WRITTEN PROBLEM
Provide only the number of lines in the data below that contain the word "React".

GIVEN DATA
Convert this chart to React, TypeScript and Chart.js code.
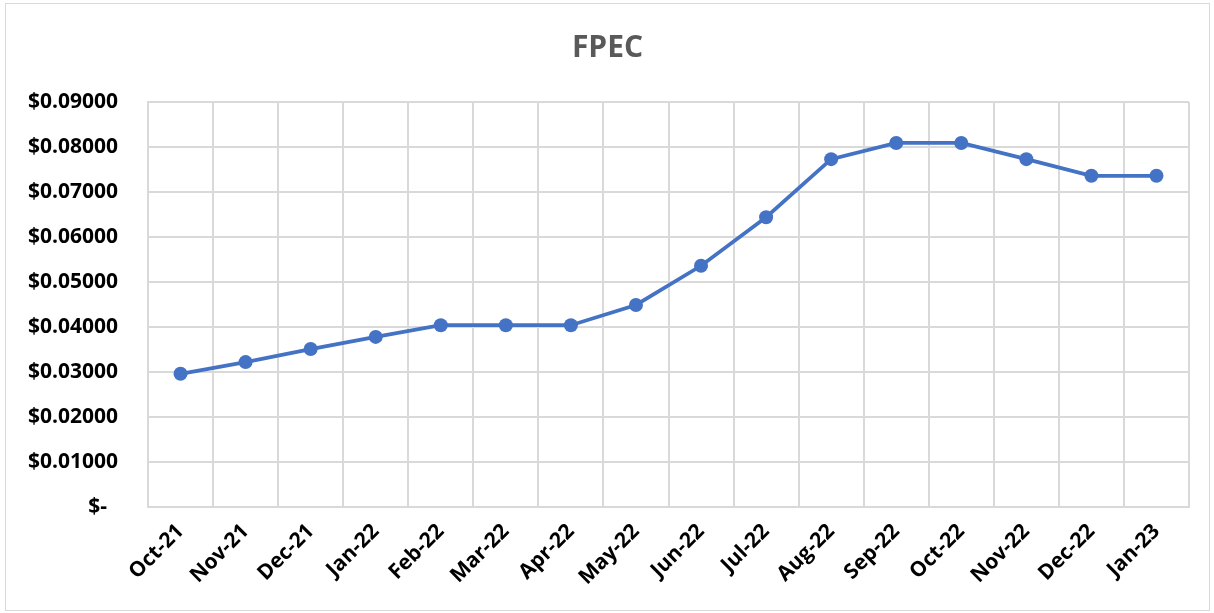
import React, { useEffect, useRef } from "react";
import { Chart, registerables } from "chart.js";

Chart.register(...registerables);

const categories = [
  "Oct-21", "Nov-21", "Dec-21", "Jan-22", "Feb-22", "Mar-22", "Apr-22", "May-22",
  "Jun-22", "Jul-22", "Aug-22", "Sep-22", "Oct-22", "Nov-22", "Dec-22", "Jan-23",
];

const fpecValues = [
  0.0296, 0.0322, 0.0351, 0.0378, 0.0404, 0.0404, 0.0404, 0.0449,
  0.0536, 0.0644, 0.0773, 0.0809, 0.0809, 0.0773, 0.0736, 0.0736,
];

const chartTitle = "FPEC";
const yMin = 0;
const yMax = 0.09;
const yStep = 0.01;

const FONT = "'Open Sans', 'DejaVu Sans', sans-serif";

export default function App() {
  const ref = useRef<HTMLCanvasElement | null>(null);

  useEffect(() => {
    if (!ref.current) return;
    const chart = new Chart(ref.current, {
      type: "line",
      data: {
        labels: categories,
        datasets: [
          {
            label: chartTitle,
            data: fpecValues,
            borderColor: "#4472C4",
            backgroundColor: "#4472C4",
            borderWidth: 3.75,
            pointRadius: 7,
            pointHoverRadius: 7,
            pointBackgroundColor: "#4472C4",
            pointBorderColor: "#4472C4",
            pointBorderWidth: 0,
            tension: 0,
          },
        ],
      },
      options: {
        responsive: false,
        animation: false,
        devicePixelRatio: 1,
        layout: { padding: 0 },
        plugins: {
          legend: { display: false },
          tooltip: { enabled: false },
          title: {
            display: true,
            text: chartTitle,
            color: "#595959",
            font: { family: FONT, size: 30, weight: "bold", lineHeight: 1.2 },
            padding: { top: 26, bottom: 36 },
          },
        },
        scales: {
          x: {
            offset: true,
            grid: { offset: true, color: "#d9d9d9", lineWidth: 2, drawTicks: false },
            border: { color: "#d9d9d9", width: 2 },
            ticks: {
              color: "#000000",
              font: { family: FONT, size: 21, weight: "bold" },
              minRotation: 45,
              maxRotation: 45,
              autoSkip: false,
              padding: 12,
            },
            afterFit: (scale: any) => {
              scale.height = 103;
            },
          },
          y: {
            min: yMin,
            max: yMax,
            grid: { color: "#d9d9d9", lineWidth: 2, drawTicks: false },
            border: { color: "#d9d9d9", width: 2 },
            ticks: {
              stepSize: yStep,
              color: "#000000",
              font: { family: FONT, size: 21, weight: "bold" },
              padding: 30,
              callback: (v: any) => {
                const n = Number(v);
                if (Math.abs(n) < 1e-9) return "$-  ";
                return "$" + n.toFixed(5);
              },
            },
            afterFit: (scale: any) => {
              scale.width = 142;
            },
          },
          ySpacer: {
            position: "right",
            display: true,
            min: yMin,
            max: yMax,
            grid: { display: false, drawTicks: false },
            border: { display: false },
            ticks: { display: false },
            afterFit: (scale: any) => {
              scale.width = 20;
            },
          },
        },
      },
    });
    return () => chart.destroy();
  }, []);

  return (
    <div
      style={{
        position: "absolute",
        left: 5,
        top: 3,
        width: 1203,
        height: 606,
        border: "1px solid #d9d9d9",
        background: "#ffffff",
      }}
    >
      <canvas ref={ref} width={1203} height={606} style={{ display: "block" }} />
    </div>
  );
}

SOLUTION TO THIS TASK
2